** begin INPUT ROWS **

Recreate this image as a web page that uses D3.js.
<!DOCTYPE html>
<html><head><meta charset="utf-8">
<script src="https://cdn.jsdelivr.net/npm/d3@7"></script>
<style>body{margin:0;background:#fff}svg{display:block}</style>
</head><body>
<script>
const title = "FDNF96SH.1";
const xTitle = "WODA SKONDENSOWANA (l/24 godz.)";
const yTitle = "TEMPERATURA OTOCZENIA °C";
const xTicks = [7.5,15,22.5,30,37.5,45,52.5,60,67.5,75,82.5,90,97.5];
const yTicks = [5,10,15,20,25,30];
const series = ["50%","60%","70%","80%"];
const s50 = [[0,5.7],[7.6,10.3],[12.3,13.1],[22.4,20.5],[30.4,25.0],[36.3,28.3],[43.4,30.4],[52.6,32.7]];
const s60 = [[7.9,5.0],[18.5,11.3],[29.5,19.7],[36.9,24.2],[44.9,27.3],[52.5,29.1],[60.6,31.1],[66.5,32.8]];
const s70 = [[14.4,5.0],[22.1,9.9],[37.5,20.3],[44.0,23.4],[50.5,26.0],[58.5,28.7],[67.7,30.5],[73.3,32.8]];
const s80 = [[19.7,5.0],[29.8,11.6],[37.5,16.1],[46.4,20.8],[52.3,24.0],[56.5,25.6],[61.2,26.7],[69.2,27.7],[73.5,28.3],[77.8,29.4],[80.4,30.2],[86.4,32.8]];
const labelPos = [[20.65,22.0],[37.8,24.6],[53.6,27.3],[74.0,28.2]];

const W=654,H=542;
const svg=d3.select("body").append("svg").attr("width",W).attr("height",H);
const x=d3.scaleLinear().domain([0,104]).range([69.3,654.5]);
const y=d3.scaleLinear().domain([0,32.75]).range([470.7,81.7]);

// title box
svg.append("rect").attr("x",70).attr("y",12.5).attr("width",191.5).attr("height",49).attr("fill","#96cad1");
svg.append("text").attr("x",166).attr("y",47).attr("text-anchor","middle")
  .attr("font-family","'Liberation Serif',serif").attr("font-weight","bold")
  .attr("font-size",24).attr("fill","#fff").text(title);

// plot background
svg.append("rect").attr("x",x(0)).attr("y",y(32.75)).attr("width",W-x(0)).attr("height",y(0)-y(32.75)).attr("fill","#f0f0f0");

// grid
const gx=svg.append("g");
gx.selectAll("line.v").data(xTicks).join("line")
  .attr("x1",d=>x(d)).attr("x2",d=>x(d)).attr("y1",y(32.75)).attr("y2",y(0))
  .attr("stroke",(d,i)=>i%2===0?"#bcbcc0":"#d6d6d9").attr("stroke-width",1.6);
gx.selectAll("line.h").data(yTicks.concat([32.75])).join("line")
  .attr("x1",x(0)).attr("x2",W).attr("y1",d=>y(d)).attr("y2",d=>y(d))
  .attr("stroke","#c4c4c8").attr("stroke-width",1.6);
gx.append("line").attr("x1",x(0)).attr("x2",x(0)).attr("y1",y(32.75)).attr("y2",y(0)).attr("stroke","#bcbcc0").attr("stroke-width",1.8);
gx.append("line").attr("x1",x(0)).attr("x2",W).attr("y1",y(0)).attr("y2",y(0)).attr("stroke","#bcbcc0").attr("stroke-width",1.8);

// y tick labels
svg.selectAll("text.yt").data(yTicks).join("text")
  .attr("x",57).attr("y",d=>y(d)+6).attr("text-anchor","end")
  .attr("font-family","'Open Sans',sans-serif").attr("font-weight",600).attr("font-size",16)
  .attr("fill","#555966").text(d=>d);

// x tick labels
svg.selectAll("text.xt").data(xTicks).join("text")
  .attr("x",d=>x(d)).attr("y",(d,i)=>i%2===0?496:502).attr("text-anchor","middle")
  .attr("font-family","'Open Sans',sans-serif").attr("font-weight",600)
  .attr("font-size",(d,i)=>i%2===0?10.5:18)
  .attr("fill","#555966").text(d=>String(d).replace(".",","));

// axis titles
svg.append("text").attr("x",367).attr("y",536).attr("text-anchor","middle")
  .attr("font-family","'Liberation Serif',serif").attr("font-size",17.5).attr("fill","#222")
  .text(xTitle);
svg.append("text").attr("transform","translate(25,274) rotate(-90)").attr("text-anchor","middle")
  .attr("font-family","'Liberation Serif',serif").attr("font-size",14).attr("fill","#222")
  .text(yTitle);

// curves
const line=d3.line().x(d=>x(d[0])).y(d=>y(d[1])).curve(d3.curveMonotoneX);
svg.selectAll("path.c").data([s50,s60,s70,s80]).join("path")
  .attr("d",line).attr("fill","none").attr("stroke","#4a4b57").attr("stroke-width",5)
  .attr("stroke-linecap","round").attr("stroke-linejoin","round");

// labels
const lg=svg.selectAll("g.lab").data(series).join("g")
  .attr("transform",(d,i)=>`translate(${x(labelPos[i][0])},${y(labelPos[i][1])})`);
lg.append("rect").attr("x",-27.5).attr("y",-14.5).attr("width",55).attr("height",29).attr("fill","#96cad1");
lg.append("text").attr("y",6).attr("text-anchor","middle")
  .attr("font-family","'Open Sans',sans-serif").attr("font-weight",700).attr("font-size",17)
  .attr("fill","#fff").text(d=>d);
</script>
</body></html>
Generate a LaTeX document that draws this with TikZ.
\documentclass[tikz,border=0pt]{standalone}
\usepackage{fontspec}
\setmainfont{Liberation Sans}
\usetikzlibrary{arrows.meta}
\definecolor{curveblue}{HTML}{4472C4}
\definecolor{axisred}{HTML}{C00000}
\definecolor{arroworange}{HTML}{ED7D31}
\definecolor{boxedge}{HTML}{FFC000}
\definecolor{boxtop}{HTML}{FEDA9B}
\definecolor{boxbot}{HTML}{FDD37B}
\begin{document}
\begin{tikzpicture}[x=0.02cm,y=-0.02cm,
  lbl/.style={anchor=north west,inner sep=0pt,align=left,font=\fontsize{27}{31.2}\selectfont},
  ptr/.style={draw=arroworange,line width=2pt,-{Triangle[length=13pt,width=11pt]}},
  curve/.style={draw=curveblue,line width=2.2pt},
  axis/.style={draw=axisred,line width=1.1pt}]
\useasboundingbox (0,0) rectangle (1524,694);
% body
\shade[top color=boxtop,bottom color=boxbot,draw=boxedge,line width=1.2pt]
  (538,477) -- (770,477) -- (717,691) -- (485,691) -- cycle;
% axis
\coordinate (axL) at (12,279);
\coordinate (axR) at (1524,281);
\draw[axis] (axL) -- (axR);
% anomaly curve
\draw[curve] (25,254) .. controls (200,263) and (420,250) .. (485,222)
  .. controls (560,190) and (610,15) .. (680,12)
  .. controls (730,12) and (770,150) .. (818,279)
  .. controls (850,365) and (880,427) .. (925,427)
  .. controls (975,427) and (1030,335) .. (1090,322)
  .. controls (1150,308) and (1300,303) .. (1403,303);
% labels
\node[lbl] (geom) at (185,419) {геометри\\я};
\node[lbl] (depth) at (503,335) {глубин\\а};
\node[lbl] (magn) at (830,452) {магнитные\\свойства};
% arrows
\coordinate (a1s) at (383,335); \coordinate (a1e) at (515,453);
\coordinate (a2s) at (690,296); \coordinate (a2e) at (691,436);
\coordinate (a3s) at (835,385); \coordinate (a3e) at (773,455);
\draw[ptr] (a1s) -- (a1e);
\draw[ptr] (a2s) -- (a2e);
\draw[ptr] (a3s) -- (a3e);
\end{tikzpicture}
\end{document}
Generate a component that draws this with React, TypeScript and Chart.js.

** end INPUT ROWS **

§ **OBJECTIVE**
Print the records above in full, exactly.

§ **RESULT**
Recreate this image as a web page that uses D3.js.
<!DOCTYPE html>
<html><head><meta charset="utf-8">
<script src="https://cdn.jsdelivr.net/npm/d3@7"></script>
<style>body{margin:0;background:#fff}svg{display:block}</style>
</head><body>
<script>
const title = "FDNF96SH.1";
const xTitle = "WODA SKONDENSOWANA (l/24 godz.)";
const yTitle = "TEMPERATURA OTOCZENIA °C";
const xTicks = [7.5,15,22.5,30,37.5,45,52.5,60,67.5,75,82.5,90,97.5];
const yTicks = [5,10,15,20,25,30];
const series = ["50%","60%","70%","80%"];
const s50 = [[0,5.7],[7.6,10.3],[12.3,13.1],[22.4,20.5],[30.4,25.0],[36.3,28.3],[43.4,30.4],[52.6,32.7]];
const s60 = [[7.9,5.0],[18.5,11.3],[29.5,19.7],[36.9,24.2],[44.9,27.3],[52.5,29.1],[60.6,31.1],[66.5,32.8]];
const s70 = [[14.4,5.0],[22.1,9.9],[37.5,20.3],[44.0,23.4],[50.5,26.0],[58.5,28.7],[67.7,30.5],[73.3,32.8]];
const s80 = [[19.7,5.0],[29.8,11.6],[37.5,16.1],[46.4,20.8],[52.3,24.0],[56.5,25.6],[61.2,26.7],[69.2,27.7],[73.5,28.3],[77.8,29.4],[80.4,30.2],[86.4,32.8]];
const labelPos = [[20.65,22.0],[37.8,24.6],[53.6,27.3],[74.0,28.2]];

const W=654,H=542;
const svg=d3.select("body").append("svg").attr("width",W).attr("height",H);
const x=d3.scaleLinear().domain([0,104]).range([69.3,654.5]);
const y=d3.scaleLinear().domain([0,32.75]).range([470.7,81.7]);

// title box
svg.append("rect").attr("x",70).attr("y",12.5).attr("width",191.5).attr("height",49).attr("fill","#96cad1");
svg.append("text").attr("x",166).attr("y",47).attr("text-anchor","middle")
  .attr("font-family","'Liberation Serif',serif").attr("font-weight","bold")
  .attr("font-size",24).attr("fill","#fff").text(title);

// plot background
svg.append("rect").attr("x",x(0)).attr("y",y(32.75)).attr("width",W-x(0)).attr("height",y(0)-y(32.75)).attr("fill","#f0f0f0");

// grid
const gx=svg.append("g");
gx.selectAll("line.v").data(xTicks).join("line")
  .attr("x1",d=>x(d)).attr("x2",d=>x(d)).attr("y1",y(32.75)).attr("y2",y(0))
  .attr("stroke",(d,i)=>i%2===0?"#bcbcc0":"#d6d6d9").attr("stroke-width",1.6);
gx.selectAll("line.h").data(yTicks.concat([32.75])).join("line")
  .attr("x1",x(0)).attr("x2",W).attr("y1",d=>y(d)).attr("y2",d=>y(d))
  .attr("stroke","#c4c4c8").attr("stroke-width",1.6);
gx.append("line").attr("x1",x(0)).attr("x2",x(0)).attr("y1",y(32.75)).attr("y2",y(0)).attr("stroke","#bcbcc0").attr("stroke-width",1.8);
gx.append("line").attr("x1",x(0)).attr("x2",W).attr("y1",y(0)).attr("y2",y(0)).attr("stroke","#bcbcc0").attr("stroke-width",1.8);

// y tick labels
svg.selectAll("text.yt").data(yTicks).join("text")
  .attr("x",57).attr("y",d=>y(d)+6).attr("text-anchor","end")
  .attr("font-family","'Open Sans',sans-serif").attr("font-weight",600).attr("font-size",16)
  .attr("fill","#555966").text(d=>d);

// x tick labels
svg.selectAll("text.xt").data(xTicks).join("text")
  .attr("x",d=>x(d)).attr("y",(d,i)=>i%2===0?496:502).attr("text-anchor","middle")
  .attr("font-family","'Open Sans',sans-serif").attr("font-weight",600)
  .attr("font-size",(d,i)=>i%2===0?10.5:18)
  .attr("fill","#555966").text(d=>String(d).replace(".",","));

// axis titles
svg.append("text").attr("x",367).attr("y",536).attr("text-anchor","middle")
  .attr("font-family","'Liberation Serif',serif").attr("font-size",17.5).attr("fill","#222")
  .text(xTitle);
svg.append("text").attr("transform","translate(25,274) rotate(-90)").attr("text-anchor","middle")
  .attr("font-family","'Liberation Serif',serif").attr("font-size",14).attr("fill","#222")
  .text(yTitle);

// curves
const line=d3.line().x(d=>x(d[0])).y(d=>y(d[1])).curve(d3.curveMonotoneX);
svg.selectAll("path.c").data([s50,s60,s70,s80]).join("path")
  .attr("d",line).attr("fill","none").attr("stroke","#4a4b57").attr("stroke-width",5)
  .attr("stroke-linecap","round").attr("stroke-linejoin","round");

// labels
const lg=svg.selectAll("g.lab").data(series).join("g")
  .attr("transform",(d,i)=>`translate(${x(labelPos[i][0])},${y(labelPos[i][1])})`);
lg.append("rect").attr("x",-27.5).attr("y",-14.5).attr("width",55).attr("height",29).attr("fill","#96cad1");
lg.append("text").attr("y",6).attr("text-anchor","middle")
  .attr("font-family","'Open Sans',sans-serif").attr("font-weight",700).attr("font-size",17)
  .attr("fill","#fff").text(d=>d);
</script>
</body></html>
Generate a LaTeX document that draws this with TikZ.
\documentclass[tikz,border=0pt]{standalone}
\usepackage{fontspec}
\setmainfont{Liberation Sans}
\usetikzlibrary{arrows.meta}
\definecolor{curveblue}{HTML}{4472C4}
\definecolor{axisred}{HTML}{C00000}
\definecolor{arroworange}{HTML}{ED7D31}
\definecolor{boxedge}{HTML}{FFC000}
\definecolor{boxtop}{HTML}{FEDA9B}
\definecolor{boxbot}{HTML}{FDD37B}
\begin{document}
\begin{tikzpicture}[x=0.02cm,y=-0.02cm,
  lbl/.style={anchor=north west,inner sep=0pt,align=left,font=\fontsize{27}{31.2}\selectfont},
  ptr/.style={draw=arroworange,line width=2pt,-{Triangle[length=13pt,width=11pt]}},
  curve/.style={draw=curveblue,line width=2.2pt},
  axis/.style={draw=axisred,line width=1.1pt}]
\useasboundingbox (0,0) rectangle (1524,694);
% body
\shade[top color=boxtop,bottom color=boxbot,draw=boxedge,line width=1.2pt]
  (538,477) -- (770,477) -- (717,691) -- (485,691) -- cycle;
% axis
\coordinate (axL) at (12,279);
\coordinate (axR) at (1524,281);
\draw[axis] (axL) -- (axR);
% anomaly curve
\draw[curve] (25,254) .. controls (200,263) and (420,250) .. (485,222)
  .. controls (560,190) and (610,15) .. (680,12)
  .. controls (730,12) and (770,150) .. (818,279)
  .. controls (850,365) and (880,427) .. (925,427)
  .. controls (975,427) and (1030,335) .. (1090,322)
  .. controls (1150,308) and (1300,303) .. (1403,303);
% labels
\node[lbl] (geom) at (185,419) {геометри\\я};
\node[lbl] (depth) at (503,335) {глубин\\а};
\node[lbl] (magn) at (830,452) {магнитные\\свойства};
% arrows
\coordinate (a1s) at (383,335); \coordinate (a1e) at (515,453);
\coordinate (a2s) at (690,296); \coordinate (a2e) at (691,436);
\coordinate (a3s) at (835,385); \coordinate (a3e) at (773,455);
\draw[ptr] (a1s) -- (a1e);
\draw[ptr] (a2s) -- (a2e);
\draw[ptr] (a3s) -- (a3e);
\end{tikzpicture}
\end{document}
Generate a component that draws this with React, TypeScript and Chart.js.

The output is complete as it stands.